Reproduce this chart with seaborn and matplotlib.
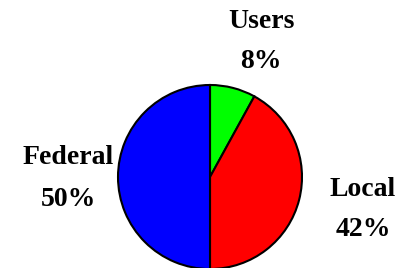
-------------------------
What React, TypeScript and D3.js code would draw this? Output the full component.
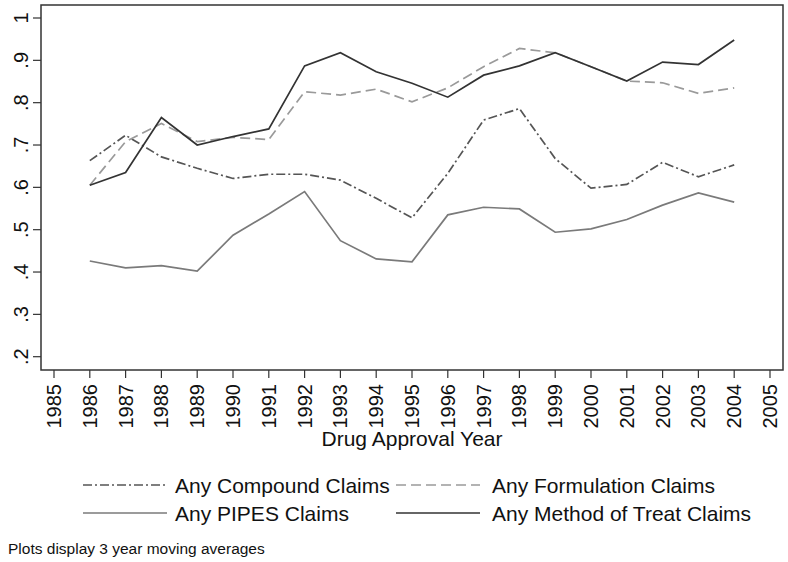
-------------------------
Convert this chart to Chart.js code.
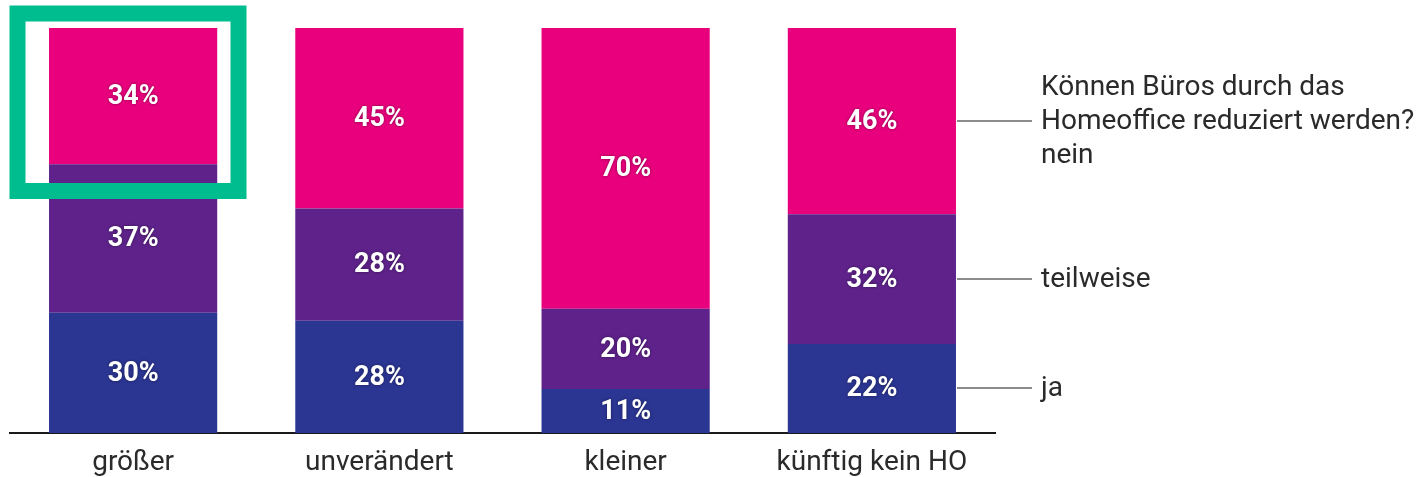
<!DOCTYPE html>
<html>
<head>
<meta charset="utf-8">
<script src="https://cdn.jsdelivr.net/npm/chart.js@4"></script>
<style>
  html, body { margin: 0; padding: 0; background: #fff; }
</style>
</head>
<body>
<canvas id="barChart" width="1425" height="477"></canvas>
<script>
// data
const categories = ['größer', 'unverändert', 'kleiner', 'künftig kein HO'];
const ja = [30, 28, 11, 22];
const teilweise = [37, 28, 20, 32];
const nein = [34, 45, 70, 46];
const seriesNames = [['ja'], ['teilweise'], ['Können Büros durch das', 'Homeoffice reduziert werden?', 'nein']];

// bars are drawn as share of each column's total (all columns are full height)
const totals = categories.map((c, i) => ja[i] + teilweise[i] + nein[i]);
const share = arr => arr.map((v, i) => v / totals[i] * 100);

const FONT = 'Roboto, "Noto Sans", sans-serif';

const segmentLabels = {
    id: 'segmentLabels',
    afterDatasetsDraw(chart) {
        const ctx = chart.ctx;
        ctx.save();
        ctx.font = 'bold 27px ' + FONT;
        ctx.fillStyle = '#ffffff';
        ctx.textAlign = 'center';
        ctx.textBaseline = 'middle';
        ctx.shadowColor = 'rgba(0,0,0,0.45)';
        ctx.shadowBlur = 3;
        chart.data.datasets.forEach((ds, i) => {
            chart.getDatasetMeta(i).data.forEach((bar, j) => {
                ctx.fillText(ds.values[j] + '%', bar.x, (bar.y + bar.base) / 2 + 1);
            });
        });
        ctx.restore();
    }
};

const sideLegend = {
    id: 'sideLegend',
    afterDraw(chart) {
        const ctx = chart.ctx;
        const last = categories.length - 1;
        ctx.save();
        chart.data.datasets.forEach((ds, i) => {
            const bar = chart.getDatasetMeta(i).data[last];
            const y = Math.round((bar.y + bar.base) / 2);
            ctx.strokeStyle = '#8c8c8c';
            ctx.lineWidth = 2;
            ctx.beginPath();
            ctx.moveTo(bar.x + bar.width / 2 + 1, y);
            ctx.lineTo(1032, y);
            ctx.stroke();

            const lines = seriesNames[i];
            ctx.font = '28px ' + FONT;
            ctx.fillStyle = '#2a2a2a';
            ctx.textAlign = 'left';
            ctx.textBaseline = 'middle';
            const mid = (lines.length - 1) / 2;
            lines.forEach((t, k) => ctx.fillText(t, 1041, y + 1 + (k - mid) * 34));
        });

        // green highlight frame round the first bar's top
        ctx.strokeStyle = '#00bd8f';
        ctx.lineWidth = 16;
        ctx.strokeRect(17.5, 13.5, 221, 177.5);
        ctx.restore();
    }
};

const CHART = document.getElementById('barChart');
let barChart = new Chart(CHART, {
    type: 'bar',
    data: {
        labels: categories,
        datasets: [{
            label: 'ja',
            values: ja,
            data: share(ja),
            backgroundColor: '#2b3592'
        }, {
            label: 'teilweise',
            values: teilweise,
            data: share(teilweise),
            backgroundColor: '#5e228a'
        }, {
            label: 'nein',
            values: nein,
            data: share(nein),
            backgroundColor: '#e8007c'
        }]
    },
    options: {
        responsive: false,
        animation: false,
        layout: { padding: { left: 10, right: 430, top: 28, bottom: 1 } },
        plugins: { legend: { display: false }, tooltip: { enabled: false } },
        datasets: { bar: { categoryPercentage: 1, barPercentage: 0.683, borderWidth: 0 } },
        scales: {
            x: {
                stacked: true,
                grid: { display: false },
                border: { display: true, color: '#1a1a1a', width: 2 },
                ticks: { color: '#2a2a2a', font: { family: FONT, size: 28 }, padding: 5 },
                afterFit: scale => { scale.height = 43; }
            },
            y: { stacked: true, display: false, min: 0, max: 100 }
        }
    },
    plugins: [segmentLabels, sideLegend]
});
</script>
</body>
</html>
-------------------------
▶ TASK INSTRUCTIONS:
Determine how many lines include the word "code" and report that number by itself.

▶ RESPONSE TO THIS TASK:
2